[DATA BLOCK]:
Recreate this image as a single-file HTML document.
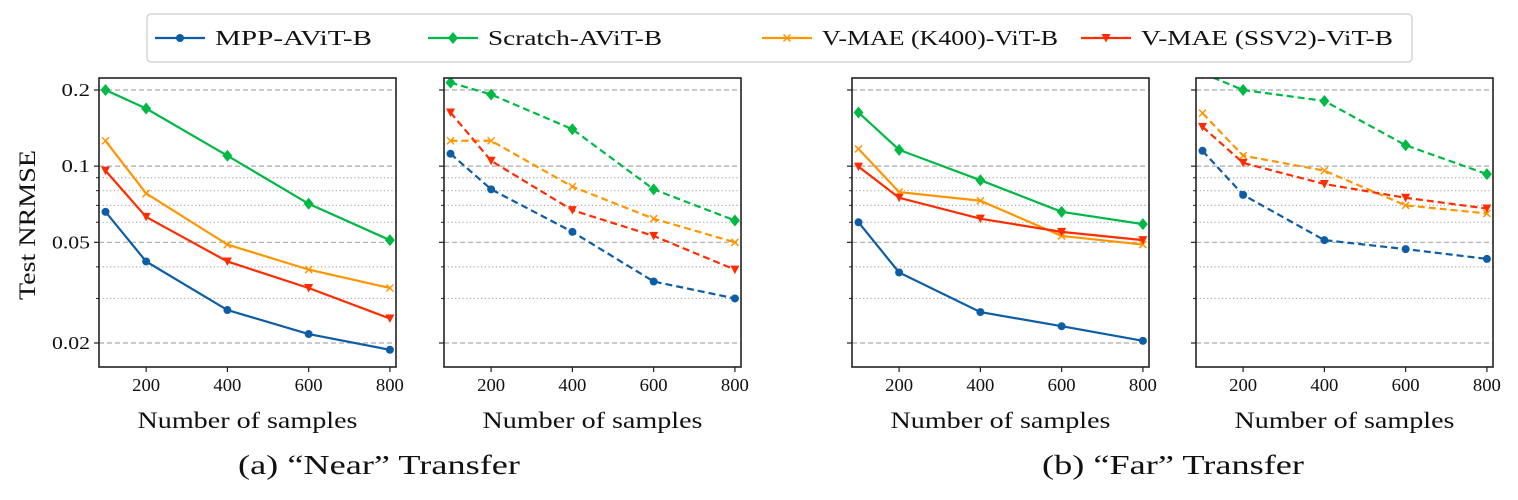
<!DOCTYPE html>
<html><head><meta charset="utf-8">
<style>
body{margin:0;background:#fff;width:1518px;height:495px;overflow:hidden}
svg text{font-family:"Liberation Serif",serif;fill:#111}
</style></head>
<body>
<svg id="chart" width="1518" height="495" xmlns="http://www.w3.org/2000/svg"></svg>
<script>
const samples=[100,200,400,600,800];
const seriesNames=["MPP-AViT-B","Scratch-AViT-B","V-MAE (K400)-ViT-B","V-MAE (SSV2)-ViT-B"];
const xTicks=[200,400,600,800];
const yMajorTicks=[0.02,0.05,0.1,0.2];
const yMajorLabels=["0.02","0.05","0.1","0.2"];
const yMinorTicks=[0.03,0.04,0.06,0.07,0.08,0.09];
// panel 1: near, solid
const p1Mpp=[0.066,0.042,0.027,0.0217,0.0188];
const p1Scratch=[0.2,0.169,0.110,0.071,0.051];
const p1K400=[0.126,0.078,0.049,0.039,0.033];
const p1Ssv2=[0.096,0.063,0.042,0.033,0.025];
// panel 2: near, dashed
const p2Mpp=[0.112,0.081,0.055,0.035,0.030];
const p2Scratch=[0.214,0.192,0.140,0.081,0.061];
const p2K400=[0.126,0.126,0.083,0.062,0.050];
const p2Ssv2=[0.163,0.105,0.067,0.053,0.039];
// panel 3: far, solid
const p3Mpp=[0.060,0.038,0.0265,0.0233,0.0204];
const p3Scratch=[0.163,0.116,0.088,0.066,0.059];
const p3K400=[0.117,0.079,0.073,0.053,0.049];
const p3Ssv2=[0.0996,0.075,0.062,0.055,0.051];
// panel 4: far, dashed
const p4Mpp=[0.115,0.077,0.051,0.047,0.043];
const p4Scratch=[0.233,0.2,0.181,0.121,0.093];
const p4K400=[0.162,0.110,0.096,0.070,0.065];
const p4Ssv2=[0.143,0.103,0.085,0.075,0.068];

const NS="http://www.w3.org/2000/svg";
const svg=document.getElementById('chart');
function mk(tag,attrs,parent){const e=document.createElementNS(NS,tag);for(const k in attrs)e.setAttribute(k,attrs[k]);(parent||svg).appendChild(e);return e;}
const colors=["#0c5da5","#00b945","#ff9500","#ff2c00"];
const markers=["circle","diamond","x","tri"];
const TOP=78,BOT=367,W=297;
const yScale=v=>90+253*Math.log10(0.2/v);
function xScaleFor(left){return v=>left+(v-84)*W/731;}
function marker(g,type,x,y,c){
  if(type==="circle")return mk('circle',{cx:x,cy:y,r:4,fill:c},g);
  if(type==="diamond")return mk('polygon',{points:`${x},${y-6} ${x+5},${y} ${x},${y+6} ${x-5},${y}`,fill:c},g);
  if(type==="x")return mk('path',{d:`M${x-3.5},${y-3.5}L${x+3.5},${y+3.5}M${x-3.5},${y+3.5}L${x+3.5},${y-3.5}`,stroke:c,'stroke-width':1.5},g);
  return mk('polygon',{points:`${x-4.5},${y-4} ${x+4.5},${y-4} ${x},${y+4.5}`,fill:c},g);
}
const panels=[
 {left:99,data:[p1Mpp,p1Scratch,p1K400,p1Ssv2],dash:false,labels:true},
 {left:444,data:[p2Mpp,p2Scratch,p2K400,p2Ssv2],dash:true,labels:false},
 {left:852,data:[p3Mpp,p3Scratch,p3K400,p3Ssv2],dash:false,labels:false},
 {left:1196,data:[p4Mpp,p4Scratch,p4K400,p4Ssv2],dash:true,labels:false}
];
panels.forEach((p,pi)=>{
  const g=mk('g',{});
  
  
  const xs=xScaleFor(p.left);
  const cp=mk('clipPath',{id:'cp'+pi},g);
  mk('rect',{x:p.left,y:TOP,width:W,height:BOT-TOP},cp);
  yMajorTicks.forEach((t,i)=>{
    const y=yScale(t);
    const gl=mk('line',{x1:p.left,x2:p.left+W,y1:y,y2:y,stroke:'#aaa','stroke-width':1.2,'stroke-dasharray':'5,3'},g);
    
    
    mk('line',{x1:p.left-5,x2:p.left,y1:y,y2:y,stroke:'#222','stroke-width':1.2},g);
    if(p.labels){const lbl=yMajorLabels[i];
      const tx=mk('text',{x:p.left-9,y:y+6,'text-anchor':'end','font-size':18,textLength:lbl.length*9.5,lengthAdjust:'spacingAndGlyphs'},g);tx.textContent=lbl;
      }
  });
  yMinorTicks.forEach(t=>{
    const y=yScale(t);
    const gl=mk('line',{x1:p.left,x2:p.left+W,y1:y,y2:y,stroke:'#aaa','stroke-width':1.2,'stroke-dasharray':'1.2,2.5'},g);
    
    
    mk('line',{x1:p.left-3,x2:p.left,y1:y,y2:y,stroke:'#222','stroke-width':1},g);
  });
  xTicks.forEach(t=>{
    const x=xs(t);
    mk('line',{x1:x,x2:x,y1:BOT,y2:BOT+5,stroke:'#222','stroke-width':1.2},g);
    const tx=mk('text',{x:x,y:BOT+24,'text-anchor':'middle','font-size':18,textLength:28,lengthAdjust:'spacingAndGlyphs'},g);tx.textContent=t;
    
  });
  const sg=mk('g',{'clip-path':`url(#cp${pi})`},g);
  p.data.forEach((vals,si)=>{
    const pts=vals.map((v,i)=>[xs(samples[i]),yScale(v)]);
    const ln=mk('polyline',{points:pts.map(q=>q.join(',')).join(' '),fill:'none',stroke:colors[si],'stroke-width':2.2,'stroke-dasharray':p.dash?'7,4':'none'},sg);
    
    
    pts.forEach(q=>{const m=marker(sg,markers[si],q[0],q[1],colors[si]);
      });
  });
  const fr=mk('rect',{x:p.left,y:TOP,width:W,height:BOT-TOP,fill:'none',stroke:'#222','stroke-width':1.6},g);
  
  const xl=mk('text',{x:p.left+W/2,y:428,'text-anchor':'middle','font-size':23,textLength:220,lengthAdjust:'spacingAndGlyphs'},g);xl.textContent='Number of samples';
  
});
const yl=mk('text',{x:0,y:0,transform:'translate(35,225) rotate(-90)','text-anchor':'middle','font-size':23,textLength:150,lengthAdjust:'spacingAndGlyphs'});yl.textContent='Test NRMSE';

const c1=mk('text',{x:379,y:474,'text-anchor':'middle','font-size':27,textLength:282,lengthAdjust:'spacingAndGlyphs'});c1.textContent='(a) “Near” Transfer';

const c2=mk('text',{x:1173,y:474,'text-anchor':'middle','font-size':27,textLength:262,lengthAdjust:'spacingAndGlyphs'});c2.textContent='(b) “Far” Transfer';

// legend
const lg=mk('g',{});


mk('rect',{x:147,y:14,width:1265,height:48,rx:4,fill:'#fff',stroke:'#ccc','stroke-width':1.2},lg);
const legX=[155,428,762,1081];
const legW=[157,174,236,252];
seriesNames.forEach((n,i)=>{
  const e=mk('g',{},lg);
  
  
  mk('line',{x1:legX[i],x2:legX[i]+50,y1:38,y2:38,stroke:colors[i],'stroke-width':2.2},e);
  marker(e,markers[i],legX[i]+25,38,colors[i]);
  const t=mk('text',{x:legX[i]+60,y:45,'font-size':21,textLength:legW[i],lengthAdjust:'spacingAndGlyphs'},e);t.textContent=n;
});
</script>
</body></html>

[DIRECTIVE]: Reproduce the whole listing word for word, setting aside any pictures.

[WRITTEN RESPONSE]:
Recreate this image as a single-file HTML document.
<!DOCTYPE html>
<html><head><meta charset="utf-8">
<style>
body{margin:0;background:#fff;width:1518px;height:495px;overflow:hidden}
svg text{font-family:"Liberation Serif",serif;fill:#111}
</style></head>
<body>
<svg id="chart" width="1518" height="495" xmlns="http://www.w3.org/2000/svg"></svg>
<script>
const samples=[100,200,400,600,800];
const seriesNames=["MPP-AViT-B","Scratch-AViT-B","V-MAE (K400)-ViT-B","V-MAE (SSV2)-ViT-B"];
const xTicks=[200,400,600,800];
const yMajorTicks=[0.02,0.05,0.1,0.2];
const yMajorLabels=["0.02","0.05","0.1","0.2"];
const yMinorTicks=[0.03,0.04,0.06,0.07,0.08,0.09];
// panel 1: near, solid
const p1Mpp=[0.066,0.042,0.027,0.0217,0.0188];
const p1Scratch=[0.2,0.169,0.110,0.071,0.051];
const p1K400=[0.126,0.078,0.049,0.039,0.033];
const p1Ssv2=[0.096,0.063,0.042,0.033,0.025];
// panel 2: near, dashed
const p2Mpp=[0.112,0.081,0.055,0.035,0.030];
const p2Scratch=[0.214,0.192,0.140,0.081,0.061];
const p2K400=[0.126,0.126,0.083,0.062,0.050];
const p2Ssv2=[0.163,0.105,0.067,0.053,0.039];
// panel 3: far, solid
const p3Mpp=[0.060,0.038,0.0265,0.0233,0.0204];
const p3Scratch=[0.163,0.116,0.088,0.066,0.059];
const p3K400=[0.117,0.079,0.073,0.053,0.049];
const p3Ssv2=[0.0996,0.075,0.062,0.055,0.051];
// panel 4: far, dashed
const p4Mpp=[0.115,0.077,0.051,0.047,0.043];
const p4Scratch=[0.233,0.2,0.181,0.121,0.093];
const p4K400=[0.162,0.110,0.096,0.070,0.065];
const p4Ssv2=[0.143,0.103,0.085,0.075,0.068];

const NS="http://www.w3.org/2000/svg";
const svg=document.getElementById('chart');
function mk(tag,attrs,parent){const e=document.createElementNS(NS,tag);for(const k in attrs)e.setAttribute(k,attrs[k]);(parent||svg).appendChild(e);return e;}
const colors=["#0c5da5","#00b945","#ff9500","#ff2c00"];
const markers=["circle","diamond","x","tri"];
const TOP=78,BOT=367,W=297;
const yScale=v=>90+253*Math.log10(0.2/v);
function xScaleFor(left){return v=>left+(v-84)*W/731;}
function marker(g,type,x,y,c){
  if(type==="circle")return mk('circle',{cx:x,cy:y,r:4,fill:c},g);
  if(type==="diamond")return mk('polygon',{points:`${x},${y-6} ${x+5},${y} ${x},${y+6} ${x-5},${y}`,fill:c},g);
  if(type==="x")return mk('path',{d:`M${x-3.5},${y-3.5}L${x+3.5},${y+3.5}M${x-3.5},${y+3.5}L${x+3.5},${y-3.5}`,stroke:c,'stroke-width':1.5},g);
  return mk('polygon',{points:`${x-4.5},${y-4} ${x+4.5},${y-4} ${x},${y+4.5}`,fill:c},g);
}
const panels=[
 {left:99,data:[p1Mpp,p1Scratch,p1K400,p1Ssv2],dash:false,labels:true},
 {left:444,data:[p2Mpp,p2Scratch,p2K400,p2Ssv2],dash:true,labels:false},
 {left:852,data:[p3Mpp,p3Scratch,p3K400,p3Ssv2],dash:false,labels:false},
 {left:1196,data:[p4Mpp,p4Scratch,p4K400,p4Ssv2],dash:true,labels:false}
];
panels.forEach((p,pi)=>{
  const g=mk('g',{});
  
  
  const xs=xScaleFor(p.left);
  const cp=mk('clipPath',{id:'cp'+pi},g);
  mk('rect',{x:p.left,y:TOP,width:W,height:BOT-TOP},cp);
  yMajorTicks.forEach((t,i)=>{
    const y=yScale(t);
    const gl=mk('line',{x1:p.left,x2:p.left+W,y1:y,y2:y,stroke:'#aaa','stroke-width':1.2,'stroke-dasharray':'5,3'},g);
    
    
    mk('line',{x1:p.left-5,x2:p.left,y1:y,y2:y,stroke:'#222','stroke-width':1.2},g);
    if(p.labels){const lbl=yMajorLabels[i];
      const tx=mk('text',{x:p.left-9,y:y+6,'text-anchor':'end','font-size':18,textLength:lbl.length*9.5,lengthAdjust:'spacingAndGlyphs'},g);tx.textContent=lbl;
      }
  });
  yMinorTicks.forEach(t=>{
    const y=yScale(t);
    const gl=mk('line',{x1:p.left,x2:p.left+W,y1:y,y2:y,stroke:'#aaa','stroke-width':1.2,'stroke-dasharray':'1.2,2.5'},g);
    
    
    mk('line',{x1:p.left-3,x2:p.left,y1:y,y2:y,stroke:'#222','stroke-width':1},g);
  });
  xTicks.forEach(t=>{
    const x=xs(t);
    mk('line',{x1:x,x2:x,y1:BOT,y2:BOT+5,stroke:'#222','stroke-width':1.2},g);
    const tx=mk('text',{x:x,y:BOT+24,'text-anchor':'middle','font-size':18,textLength:28,lengthAdjust:'spacingAndGlyphs'},g);tx.textContent=t;
    
  });
  const sg=mk('g',{'clip-path':`url(#cp${pi})`},g);
  p.data.forEach((vals,si)=>{
    const pts=vals.map((v,i)=>[xs(samples[i]),yScale(v)]);
    const ln=mk('polyline',{points:pts.map(q=>q.join(',')).join(' '),fill:'none',stroke:colors[si],'stroke-width':2.2,'stroke-dasharray':p.dash?'7,4':'none'},sg);
    
    
    pts.forEach(q=>{const m=marker(sg,markers[si],q[0],q[1],colors[si]);
      });
  });
  const fr=mk('rect',{x:p.left,y:TOP,width:W,height:BOT-TOP,fill:'none',stroke:'#222','stroke-width':1.6},g);
  
  const xl=mk('text',{x:p.left+W/2,y:428,'text-anchor':'middle','font-size':23,textLength:220,lengthAdjust:'spacingAndGlyphs'},g);xl.textContent='Number of samples';
  
});
const yl=mk('text',{x:0,y:0,transform:'translate(35,225) rotate(-90)','text-anchor':'middle','font-size':23,textLength:150,lengthAdjust:'spacingAndGlyphs'});yl.textContent='Test NRMSE';

const c1=mk('text',{x:379,y:474,'text-anchor':'middle','font-size':27,textLength:282,lengthAdjust:'spacingAndGlyphs'});c1.textContent='(a) “Near” Transfer';

const c2=mk('text',{x:1173,y:474,'text-anchor':'middle','font-size':27,textLength:262,lengthAdjust:'spacingAndGlyphs'});c2.textContent='(b) “Far” Transfer';

// legend
const lg=mk('g',{});


mk('rect',{x:147,y:14,width:1265,height:48,rx:4,fill:'#fff',stroke:'#ccc','stroke-width':1.2},lg);
const legX=[155,428,762,1081];
const legW=[157,174,236,252];
seriesNames.forEach((n,i)=>{
  const e=mk('g',{},lg);
  
  
  mk('line',{x1:legX[i],x2:legX[i]+50,y1:38,y2:38,stroke:colors[i],'stroke-width':2.2},e);
  marker(e,markers[i],legX[i]+25,38,colors[i]);
  const t=mk('text',{x:legX[i]+60,y:45,'font-size':21,textLength:legW[i],lengthAdjust:'spacingAndGlyphs'},e);t.textContent=n;
});
</script>
</body></html>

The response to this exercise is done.